With plants such as hostas or peonies that only grow once in the season, cut off any parts that are definitely broken and will only die. The rest, even though unsightly, can be left. Just watch for signs of disease, and cut these parts off.
For most other perennials that might regrow, rebranch, or recover, cut off the broken stems that, again, will only die. If the plant tends to branch, cut back to the leaf nodes (where leaves join stems) where new branches will come out.
Some, such as the many perennial geraniums and perennial salvias, can be cut back to either new basal growth, or to within a few inches of the ground if early in the season, and new shoots should emerge. Daylilies and irises, which are normally cut back to within six to12 inches of the ground when divided, can be cut back to this height. They may not grow much this season, but the foliage will help build stronger roots for the following year.
Q: I want to know if I have to cut back my Purple Allium flowers? They are huge, and I don't want to cut off the tops if I am not supposed to. (Utah)
A: You are probably talking about the giant Allium (or globe Allium), an onion relative. For all members of this family you can cut the flowers off after bloom, and, in fact, with many you want to in order to keep them from reseeding prolifically. Just leave some foliage to continue growth. You can even keep the narrow foliage of some you've cut back (such as with chives) as they regrow from the base.
Q: "Something" ate my Solomon Seals. A rabbit? Bugs? Creepy crawlies? What can I do? (Ohio)

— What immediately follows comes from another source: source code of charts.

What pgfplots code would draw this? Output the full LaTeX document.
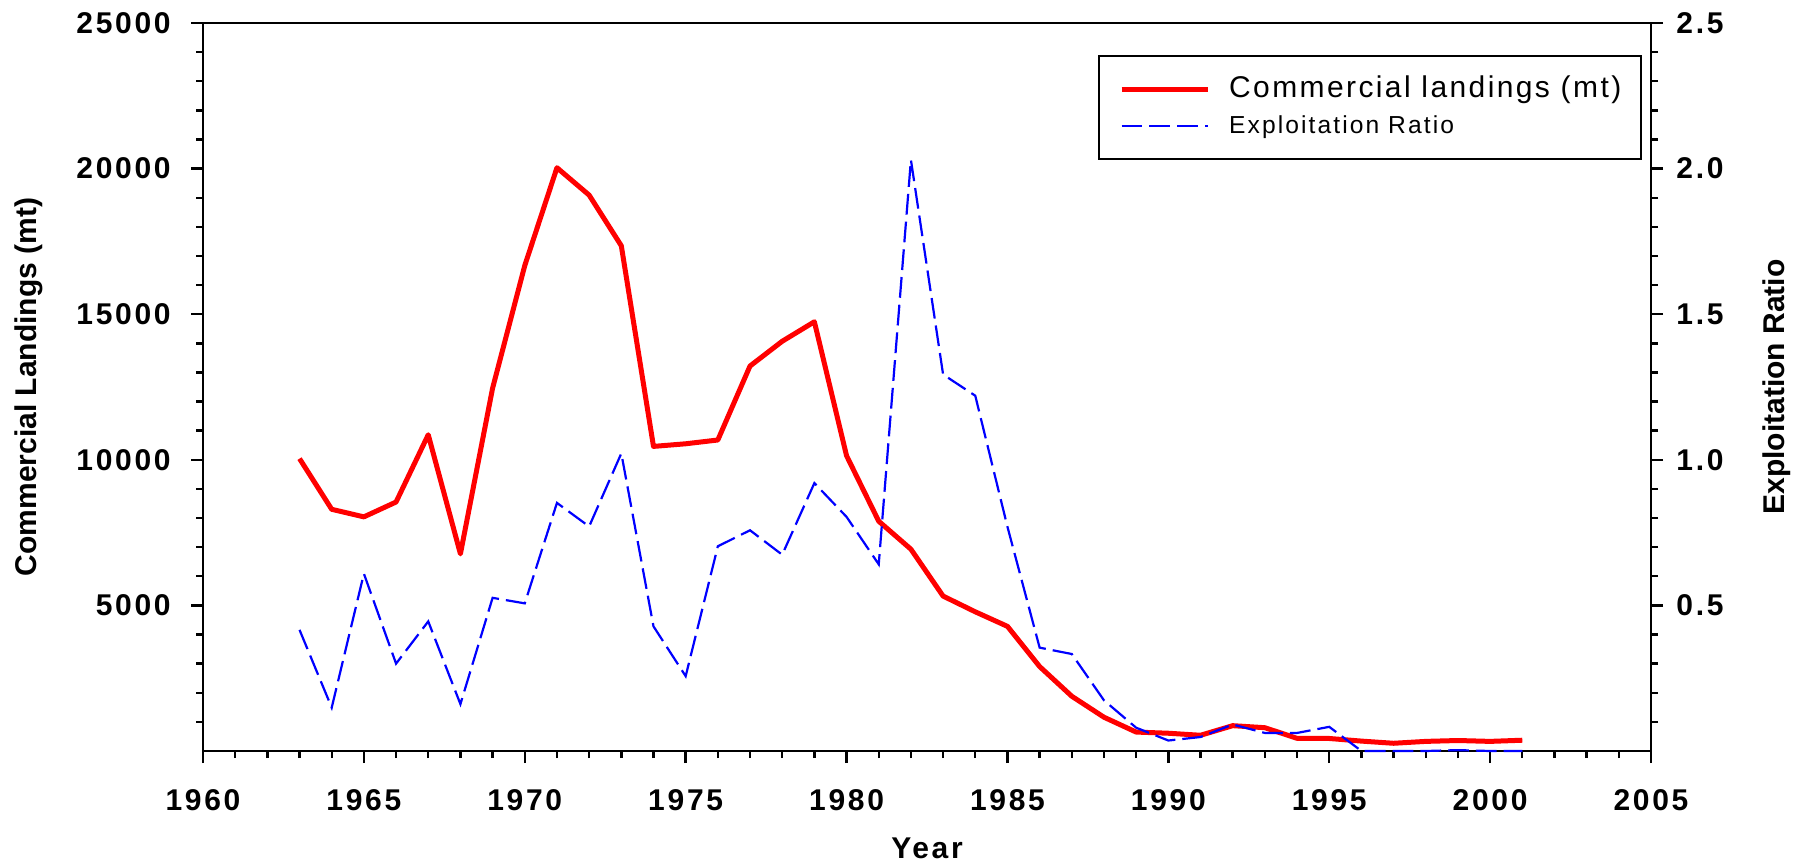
\documentclass[border=0pt]{standalone}
\usepackage{fontspec}
\setmainfont{Liberation Sans}
\newfontfamily\tickfont[LetterSpace=9]{Liberation Sans}
\newfontfamily\legAfont[LetterSpace=8]{Liberation Sans}
\newfontfamily\legBfont[LetterSpace=8.5]{Liberation Sans}
\usepackage{pgfplots}
\usepackage{pgfplotstable}
\pgfplotsset{compat=1.18}

\pgfplotstableread{
year land
1963 10040
1964 8300
1965 8040
1966 8550
1967 10860
1968 6770
1969 12460
1970 16670
1971 20030
1972 19090
1973 17350
1974 10460
1975 10550
1976 10680
1977 13220
1978 14070
1979 14740
1980 10140
1981 7890
1982 6930
1983 5320
1984 4780
1985 4280
1986 2900
1987 1880
1988 1160
1989 650
1990 610
1991 540
1992 870
1993 800
1994 435
1995 430
1996 340
1997 265
1998 330
1999 360
2000 330
2001 370
}\landtable

\pgfplotstableread{
year ratio
1963 0.416
1964 0.149
1965 0.609
1966 0.300
1967 0.445
1968 0.161
1969 0.526
1970 0.507
1971 0.852
1972 0.771
1973 1.022
1974 0.428
1975 0.257
1976 0.703
1977 0.758
1978 0.674
1979 0.920
1980 0.804
1981 0.641
1982 2.030
1983 1.293
1984 1.220
1985 0.770
1986 0.355
1987 0.333
1988 0.174
1989 0.080
1990 0.036
1991 0.048
1992 0.091
1993 0.062
1994 0.062
1995 0.083
1996 0.000
1997 0.000
1998 0.000
1999 0.003
2000 0.000
2001 0.000
}\ratiotable

\newcommand{\tickf}{\tickfont\bfseries\fontsize{15}{18}\selectfont}

\begin{document}
\begin{tikzpicture}
\path[use as bounding box] (-101.5pt,-58pt) rectangle (798.5pt,375.5pt);
\begin{axis}[
  scale only axis, width=724pt, height=364pt,
  xmin=1960, xmax=2005, ymin=0, ymax=25000,
  xtick={1960,1965,...,2005}, minor x tick num=4,
  ytick={5000,10000,15000,20000,25000},
  minor ytick={1000,2000,3000,4000,6000,7000,8000,9000,11000,12000,13000,14000,16000,17000,18000,19000,21000,22000,23000,24000},
  scaled y ticks=false, scaled x ticks=false,
  xtick pos=bottom, ytick pos=left, tick align=outside,
  major tick length=6pt, minor tick length=3.5pt,
  every tick/.style={black, line width=1.2pt},
  axis line style={line width=1.3pt},
  /pgf/number format/.cd, 1000 sep={}, assume math mode=true, /pgfplots/.cd,
  ticklabel style={font=\tickf, inner sep=0pt},
  xticklabel style={anchor=base, yshift=-23.7pt},
  yticklabel style={anchor=east, xshift=-10pt},
  xlabel={Year},
  xlabel style={at={(axis description cs:0.5,-0.147)}, anchor=base, font=\tickf, inner sep=0pt},
  ylabel={Commercial Landings (mt)},
  ylabel style={at={(axis description cs:-0.1149,0.5)}, anchor=base, font=\bfseries\fontsize{15}{18}\selectfont, inner sep=0pt},
]
\addplot[red, line width=2.5pt, line join=round] table[x=year, y=land] {\landtable};
\end{axis}
\begin{axis}[
  scale only axis, width=724pt, height=364pt,
  xmin=1960, xmax=2005, ymin=0, ymax=2.5,
  axis x line=none, axis y line*=right,
  clip=false,
  ytick={0.5,1.0,1.5,2.0,2.5},
  minor ytick={0.1,0.2,0.3,0.4,0.6,0.7,0.8,0.9,1.1,1.2,1.3,1.4,1.6,1.7,1.8,1.9,2.1,2.2,2.3,2.4},
  scaled y ticks=false,
  tick align=outside,
  major tick length=6pt, minor tick length=3.5pt,
  every tick/.style={black, line width=1.2pt},
  axis line style={line width=1.3pt},
  /pgf/number format/.cd, fixed, fixed zerofill, precision=1, assume math mode=true, /pgfplots/.cd,
  yticklabel style={font=\tickf, inner sep=0pt, anchor=west, xshift=6.5pt},
  ylabel={Exploitation Ratio},
  ylabel style={at={(axis description cs:1.0919,0.5)}, anchor=base, font=\bfseries\fontsize{15}{18}\selectfont, inner sep=0pt},
  legend image code/.code={\draw[#1] (0pt,0pt) -- (43pt,0pt);},
  legend style={at={(0.994,0.956)}, anchor=north east, draw=black, line width=1pt,
    inner xsep=10pt, inner ysep=9.6pt, row sep=4.25pt,
    nodes={inner sep=0pt, text height=11pt, text depth=3pt},
    cells={anchor=west},
    /tikz/every odd column/.append style={column sep=9.5pt}},
]
\addlegendimage{red, line width=2.5pt}
\addlegendentry{\legAfont\fontsize{15}{18}\selectfont Commercial landings (mt)\hspace{6pt}}
\addplot[blue, line width=1.1pt, dash pattern=on 10.4pt off 3.5pt] table[x=year, y=ratio] {\ratiotable};
\addlegendentry{\legBfont\fontsize{12.3}{15}\selectfont Exploitation Ratio}
\end{axis}
\end{tikzpicture}
\end{document}
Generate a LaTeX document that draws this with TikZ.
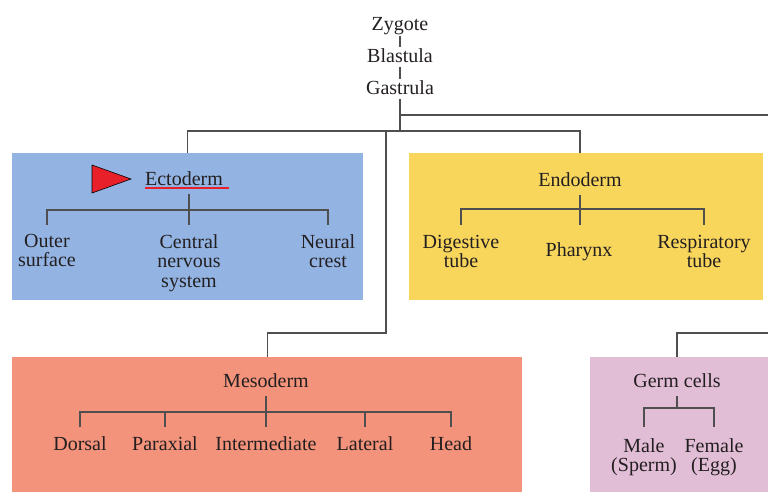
\documentclass[tikz,border=0pt]{standalone}
\usepackage{fontspec}
\setmainfont{Liberation Serif}
\definecolor{ectoc}{HTML}{93B4E3}
\definecolor{endoc}{HTML}{F8D65C}
\definecolor{mesoc}{HTML}{F4937B}
\definecolor{germc}{HTML}{E1BDD6}
\definecolor{lnc}{HTML}{4F4F4F}
\definecolor{txc}{HTML}{231F20}
\definecolor{redc}{HTML}{E8202A}
\begin{document}
\begin{tikzpicture}[x=1pt,y=-1pt,
  ln/.style={draw=lnc, line width=1.2pt},
  area/.style={anchor=north west, inner sep=0pt, draw=none},
  txt/.style={inner sep=0pt, text=txc, font=\fontsize{20}{19.5}\selectfont},
  ttl/.style={txt, anchor=base},
  kid/.style={txt, anchor=north, align=center}]
\useasboundingbox (0,0) rectangle (768,491);
\fill[white] (0,0) rectangle (768,491);

% boxes
\node[area, fill=ectoc, minimum width=351pt, minimum height=147pt] (ectobox) at (12,153) {};
\node[area, fill=endoc, minimum width=354pt, minimum height=147pt] (endobox) at (409,153) {};
\node[area, fill=mesoc, minimum width=510pt, minimum height=140pt] (mesobox) at (12,357) {};
\node[area, fill=germc, minimum width=190pt, minimum height=140pt] (germbox) at (590,357) {};

% top chain
\node[ttl] (zyg) at (400,30) {Zygote};
\node[ttl] (bla) at (400,62) {Blastula};
\node[ttl] (gas) at (400,94) {Gastrula};
\draw[ln, shorten <=1pt, shorten >=1pt] (zyg.south) -- (bla.north);
\draw[ln, shorten <=5pt, shorten >=1pt] (bla.south) -- (gas.north);

\coordinate (split) at (400,131);
\coordinate (upper) at (400,115);
\coordinate (offA) at (768,115);
\coordinate (mtop) at (386,131);
\coordinate (mbend) at (386,333);
\coordinate (offB) at (768,333);

% titles
\node[ttl] (ecto) at (184,185) {Ectoderm};
\node[ttl] (endo) at (580,186) {Endoderm};
\node[ttl] (meso) at (266,387) {Mesoderm};
\node[ttl] (germ) at (677,387) {Germ cells};

% main connectors
\draw[ln, shorten <=5pt] (gas.south) -- (split) -| (ectobox.north);
\draw[ln] (split) -| (endo |- endobox.north);
\draw[ln] (upper) -- (offA);
\draw[ln] (mtop) -- (mbend) -| (mesobox.north);
\draw[ln] (offB) -| (germ |- germbox.north);

% ectoderm marker
\draw[redc, line width=1.2pt] ([yshift=-3pt]ecto.base west) -- ++(84,0);
\draw[fill=redc, draw=black, line width=0.6pt] (92,165) -- (92,193) -- (131,179) -- cycle;

% ectoderm children
\node[kid] (outer) at (47,234) {Outer\\surface};
\node[kid] (cns) at (189,234) {Central\\nervous\\system};
\node[kid] (neural) at (328,234) {Neural\\crest};
\draw[ln, shorten <=9pt, shorten >=9pt] (outer.north) -- ++(0,-24) -| (neural.north);
\draw[ln, shorten <=9pt, shorten >=9pt] (cns.north |- ecto.south) -- (cns.north);

% endoderm children
\node[kid] (dig) at (461,235) {Digestive\\tube};
\node[kid] (phar) at (579,242) {Pharynx};
\node[kid] (resp) at (704,235) {Respiratory\\tube};
\draw[ln, shorten <=10pt, shorten >=10pt] (dig.north) -- ++(0,-26) -| (resp.north);
\draw[ln, shorten <=9pt, shorten >=10pt] (endo.south) -- (endo.south |- dig.north);

% mesoderm children
\node[kid] (dorsal) at (80,436) {Dorsal};
\node[kid] (parax) at (165,436) {Paraxial};
\node[kid] (inter) at (266,436) {Intermediate};
\node[kid] (lat) at (365,436) {Lateral};
\node[kid] (head) at (451,436) {Head};
\draw[ln, shorten <=9pt, shorten >=9pt] (dorsal.north) -- ++(0,-24) -| (head.north);
\draw[ln, shorten >=9pt] ([yshift=24pt]parax.north) -- (parax.north);
\draw[ln, shorten >=9pt] ([yshift=24pt]lat.north) -- (lat.north);
\draw[ln, shorten <=9pt, shorten >=9pt] (meso.south) -- (inter.north);

% germ cell children
\node[kid] (male) at (644,438) {Male\\(Sperm)};
\node[kid] (female) at (714,438) {Female\\(Egg)};
\draw[ln, shorten <=11pt, shorten >=11pt] (male.north) -- ++(0,-30) -| (female.north);
\draw[ln, shorten <=9pt, shorten >=30pt] (germ.south) -- (germ.south |- male.north);
\end{tikzpicture}
\end{document}
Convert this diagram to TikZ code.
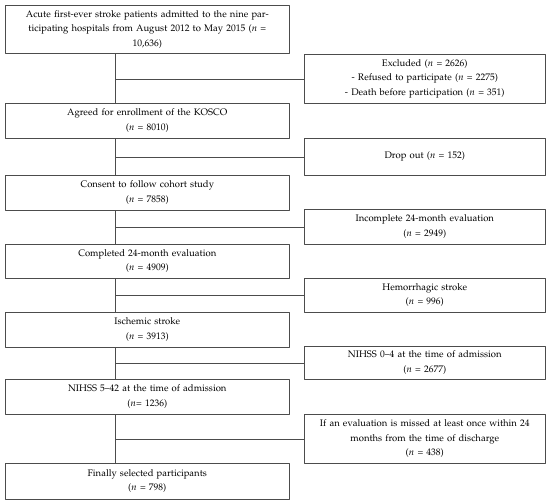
\documentclass[tikz,border=0pt]{standalone}
\usepackage[T1]{fontenc}
\usepackage{mathpazo}
\begin{document}
\begin{tikzpicture}[x=1pt, y=-1pt, font=\fontsize{9.5}{14.5}\selectfont, line join=round]
	\tikzset{box/.style={draw=black!70, line width=0.6pt, fill=white, align=center, anchor=north west, inner sep=2pt},
		leftbox/.style={box, minimum width=284pt, text width=278pt},
		rightbox/.style={box, minimum width=241pt, text width=235pt},
		link/.style={draw=black!70, line width=0.6pt}}
	\useasboundingbox (0,0) rectangle (550,504);
	\coordinate (spine) at (115,0);
	% main column
	\node[leftbox, minimum height=48pt] (start) at (5,5) {Acute first-ever stroke patients admitted to the nine par-\\ticipating hospitals from August 2012 to May 2015 ($n$ =\\10,636)};
	\node[leftbox, minimum height=35pt] (agreed) at (5,103) {Agreed for enrollment of the KOSCO\\($n$ = 8010)};
	\node[leftbox, minimum height=35pt] (consent) at (5,175) {Consent to follow cohort study\\($n$ = 7858)};
	\node[leftbox, minimum height=34pt] (completed) at (5,244) {Completed 24-month evaluation\\($n$ = 4909)};
	\node[leftbox, minimum height=35pt] (ischemic) at (5,312) {Ischemic stroke\\($n$ = 3913)};
	\node[leftbox, minimum height=35pt] (severe) at (5,379) {NIHSS 5--42 at the time of admission\\($n$= 1236)};
	\node[leftbox, minimum height=36pt] (final) at (5,463) {Finally selected participants\\($n$ = 798)};
	% excluded column
	\node[rightbox, minimum height=49pt] (excluded) at (304,54) {Excluded ($n$ = 2626)\\- Refused to participate ($n$ = 2275)\\- Death before participation ($n$ = 351)};
	\node[rightbox, minimum height=37pt] (dropout) at (304,138) {Drop out ($n$ = 152)};
	\node[rightbox, minimum height=35pt] (incomplete) at (304,209) {Incomplete 24-month evaluation\\($n$ = 2949)};
	\node[rightbox, minimum height=34pt] (hemorrhagic) at (304,278) {Hemorrhagic stroke\\($n$ = 996)};
	\node[rightbox, minimum height=33pt] (mild) at (304,346) {NIHSS 0--4 at the time of admission\\($n$ = 2677)};
	\node[rightbox, minimum height=49pt] (missed) at (304,414) {If an evaluation is missed at least once within 24\\months from the time of discharge\\($n$ = 438)};
	% connectors
	\foreach \a/\b in {start/agreed, agreed/consent, consent/completed, completed/ischemic, ischemic/severe, severe/final}
		\draw[link] (\a.south -| spine) -- (\b.north -| spine);
	\foreach \r in {excluded, dropout, incomplete, hemorrhagic, mild, missed}
		\draw[link] (\r.west -| spine) -- (\r.west);
\end{tikzpicture}
\end{document}
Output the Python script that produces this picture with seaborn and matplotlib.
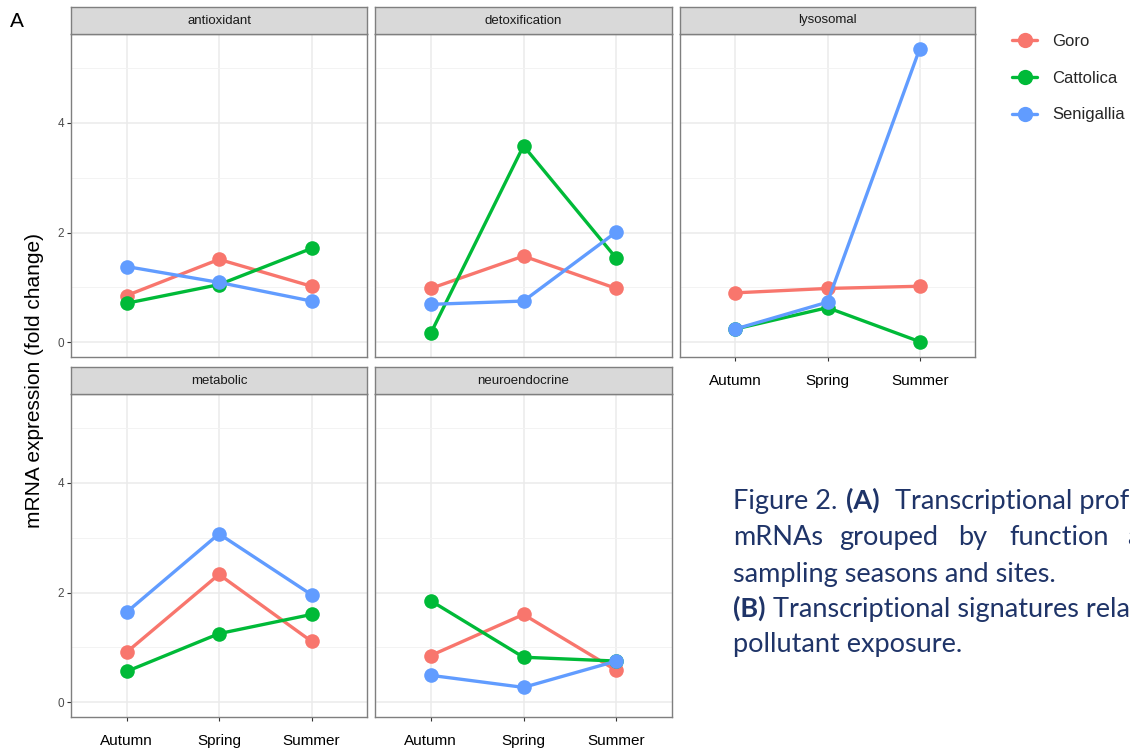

A: Has your Solomon Seal resprouted? If not, dig around the roots to see if they are still there, perhaps with buds, or just mushy and rotting. Many perennials with this kind of damage early in the season will eventually resprout, or if late in the season resprout next year, so be patient. If insects are the problem, you will usually see them chewing on leaves. If the leaves have holes, and your planting is in damp shade, it could be slugs. Or the culprit could be a larger mammal, as you suggest, like a rabbit. See my leaflet on these pests and controls at http://pss.uvm.edu/ppp/pubs/OH52anml.htm
Q: My primrose leaves are very limp and falling off. Some are black. The plant doesn't look like it needs water. It has fertilizer and food. What's wrong? (Alaska)
A: If the plant has wilted leaves, yet plenty of water in the soil, it could mean that water isn't reaching the leaves due to a root disease caused by fungi, or stem disease from bacteria. If the latter, there is not much you can do except toss the plant.
If the roots are mushy or discolored or darker than the usual white roots of most plants, you probably have a root disease. Remove the diseased roots, repot or replant the plant, and keep the soil on the dry side. Hopefully, new roots will form, and the plant will recover. You can buy fungicides for root rots, but often they are specific for the disease with no one chemical covering all. Check with your local university plant diagnostic lab or your local Extension office for help in identifying the disease if the cultural treatments above don't work.
Q: My hollyhock leaves are turning brown and withering. There is enough rain, so dryness is not the problem. What can I do to save them? (Vermont)
A: It could either be a leaf disease, or other disease to stems or roots (this could include other damage) that doesn't let water get from roots to foliage. Most likely it is rust disease. You should see rusty spots on leaf undersides (yellow on top) that will eventually cause them to yellow, wither, and fall off, starting with lower ones first.
Remove the infected leaves that you see at beginning of the season. You can use chemical sprays, as well as some organic ones such as sulfur, but check with your local garden center. Control often means frequent reapplications.
My hollyhocks usually get this but still flower fine. It is a common disease, and takes a lot of effort to control. Cut back infected parts after bloom and continue to destroy any plant parts that get more rust, as it may overwinter on these.